Ford (NYSE:F) has by now shut down or cut production at half a dozen assembly plants. In early February, it said that it would cut production of its F-150 pickup truck, the bestselling vehicle in North America. This is an immensely profitable product for Ford. It cut production by eliminating entire shifts.
Tesla (NASDAQ:TSLA) reportedly halted production of its Model 3 in February and early March for two weeks at its Fremont plant in California.
…This is happening amid hot demand for semiconductors in China where consumers, now largely barred from spending money on overseas travels, are, like Americans, splurging on durable goods, including cars. And this comes on top of efforts by Chinese companies to stockpile semiconductors in the era of trade restrictions.
Naturally, auto companies have tried to spare their most profitable lines from shutdowns. The fact that Ford has now had to cut production of its profitable F-150 line shows how deeply the chip shortage is biting.

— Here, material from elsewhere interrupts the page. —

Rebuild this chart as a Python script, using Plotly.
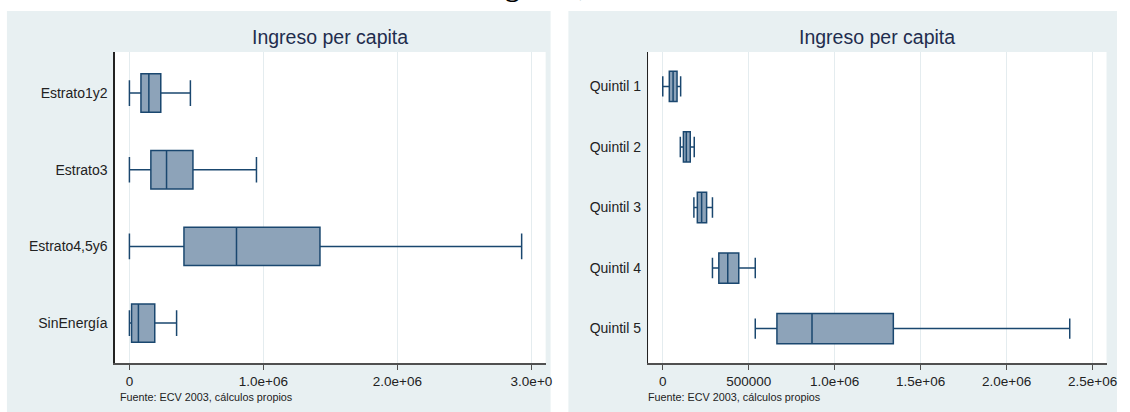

Lost production worldwide is estimated at over 680,000 vehicles so far, with the prospect of a total 1 million to 1.3 million vehicles not produced in 2021 because of the chip shortages. Toyota managed to stockpile enough chips ahead of time to suffer only minimal impact, but GM projects a hit of $1.5 to 2 billion to its free cash flow. Ford expects the situation will lower its earnings by somewhere between $1 billion and $2.5 billion for the year. Ouch.
And now we come to the finances of you, the consumer. According to Your Auto Advocate:
From Black Book, “We are hearing more each week in the market about reduced inventory in the pipeline for Q1.With new car manufacturing facing supply chain struggles due to the microchip shortage, as well as a possible additional round of stimulus, the expectation is that pricing will remain strong throughout Q1 and into Q2.”
Other data from Black Book shows a recent increase in wholesale used car prices. As a result of limited new car supply we are seeing used car prices increase as well.
The bottom line: if you are planning to get a car (new or used), I suggest you act now, or else wait a year. Between the shortages and the stimulus money, prices are likely to keep rising for the next six months or so. Remember, you (maybe) read it here first.
Oh, and some macroeconomics: this is the sort of temporary inflation that the Fed expects for 2021, caused more by supply chain glitches than by long-lasting overheated demand. This is why the Fed is not planning to tighten, even if inflation starts running above 2% for a few months. Or so they say.